One way to operationalize the "equity lens" is to use what's called an "Equity Toolkit". There are different versions of equity toolkits available out there, and after careful consideration, the City of Portland adopted the Government Alliance for Race and Equity's version of Racial Equity Toolkit (RET). With the help of the equity staff from different bureaus, the Office of Equity and Human Rights (OEHR) later modified the toolkit and created its own version for the City's use.
OEHR piloted two trainings on the use of the RET for City staff in September 2016. Ten of our staff, including our Equity and Inclusion Program Manager and Hatfield Fellow, attended the trainings. The cohort, coming from at least eight different City bureaus, now meet at least once a month to discuss best practices and challenges in using the RET on policies, projects and programs.
The City adopted RET helps to integrate explicit consideration of racial equity in the decision-making process. In short, it is a process of seven steps:
- Set racial equity goals;
- Collect and analyze data;
- Understand the historical context;
- Engage those impacted;
- Refine outcomes and develop equitable strategies;
- Implement changes; and
- Evaluate and report back.
Using a data-driven approach and an equity lens, the RET ensures that our actions and decisions are designed to achieve equitable outcomes; and helps us engage communities of color in decision-making, understand the root causes of existing disparities, and identify how our work can reduce these disparities.
Jurisdictions of other cities and public organizations have adopted their own equity toolkits. Here are some of the examples:
The City of Seattle: Racial Equity Toolkit is part of the City of Seattle’s overall effort to eliminate racial inequity and is a set of questions designed to guide the development, implementation and evaluation of policies, programs, projects, and budget issues with an equity lens.
The City of Madison created two RSJI tools, a comprehensive version for significant decisions and a fast track version to be used only for low-stakes decisions. As of April 2015, the toolkit, with an emphasis on stakeholder involvement, has been used on seven to eight different projects and featured in GARE’s toolkit.
Racial Equity Tools is a collection of tools, research and tips to support individuals and groups working to achieve racial equity.

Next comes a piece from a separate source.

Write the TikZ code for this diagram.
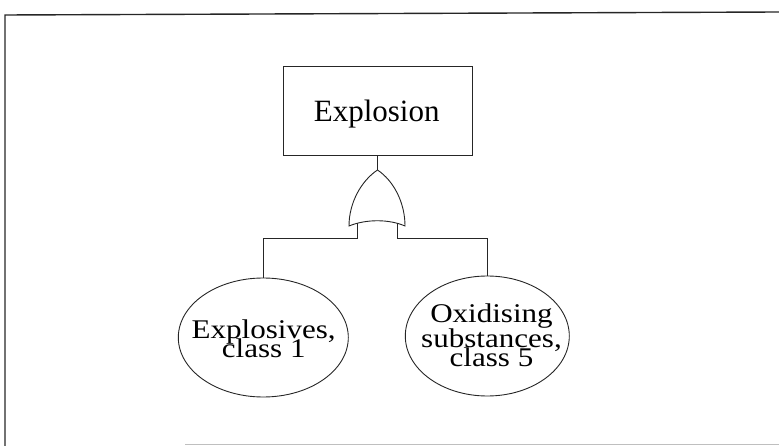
\documentclass[tikz,border=0pt]{standalone}
\usepackage{fontspec}
\setmainfont{Liberation Serif}
\newfontfamily\wideserif[FakeStretch=1.15]{Liberation Serif}
\newcommand\mytightlines{\lineskiplimit=-100pt\relax}
\usetikzlibrary{shapes.geometric}
\begin{document}
\begin{tikzpicture}[x=1pt,y=-1pt,
  thinline/.style={line width=0.9pt,draw=black!85},
  evt/.style={thinline,ellipse,minimum width=170pt,minimum height=119pt,inner sep=0pt},
  lbl/.style={font=\wideserif\fontsize{27}{19}\selectfont\mytightlines,align=center,anchor=base,inner sep=0pt},
  connector/.style={thinline}]
\useasboundingbox (0,0) rectangle (779,446);
% frame
\coordinate (ftl) at (5,15);
\coordinate (ftr) at (779,12);
\coordinate (fbl) at (5,446);
\coordinate (fb1) at (185,444.5);
\coordinate (fb2) at (779,444.5);
\draw[line width=1.4pt,black!85] (fbl) -- (ftl) -- (ftr);
\draw[line width=0.8pt,black!25] (fb1) -- (fb2);
% top event
\node[thinline,draw,minimum width=189pt,minimum height=89pt,inner sep=0pt] (top) at (377.5,110.5) {};
\node[font=\fontsize{31}{31}\selectfont,anchor=base,inner sep=0pt] (toplbl) at (376.7,121.7) {Explosion};
% OR gate
\coordinate (gtop) at (377.5,170);
\coordinate (gl) at (349,226);
\coordinate (gr) at (405,226);
\draw[thinline,fill=white] (gtop) .. controls (361,181) and (349,203) .. (gl)
  .. controls (366,219) and (389,219) .. (gr)
  .. controls (405,203) and (394,181) .. (gtop) -- cycle;
\draw[connector] (top.south) -- (gtop);
% basic events
\node[evt,draw] (e1) at (263.3,337.5) {};
\node[evt,draw,minimum width=164pt,minimum height=120pt] (e2) at (487.3,336) {};
\node[lbl] (e1lbl) at (263.7,357) {Explosives,\\class 1};
\node[lbl] (e2lbl) at (491.5,366.7) {Oxidising\\[6pt]substances,\\class 5};
% connectors
\coordinate (legl) at (357.3,223.5);
\coordinate (legr) at (397.5,223.5);
\draw[connector] (legl) -- (357.3,238.3) -| (e1.north);
\draw[connector] (legr) -- (397.5,238.3) -| (e2.north);
\end{tikzpicture}
\end{document}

The Native American Program of Legal Aid Services of Oregon, the Indigenous Ways of Knowing Program at Lewis & Clark Graduate School of Education and Counseling, the Western States Center, the Pride Foundation and Basic Rights Oregon collaborated on this Tribal Equity Toolkit for Two Spirit and LGBT equity in Indian Country.
Western States Center developed a list of training tools and curricula on organizational development and various issues surrounding equity and inclusion.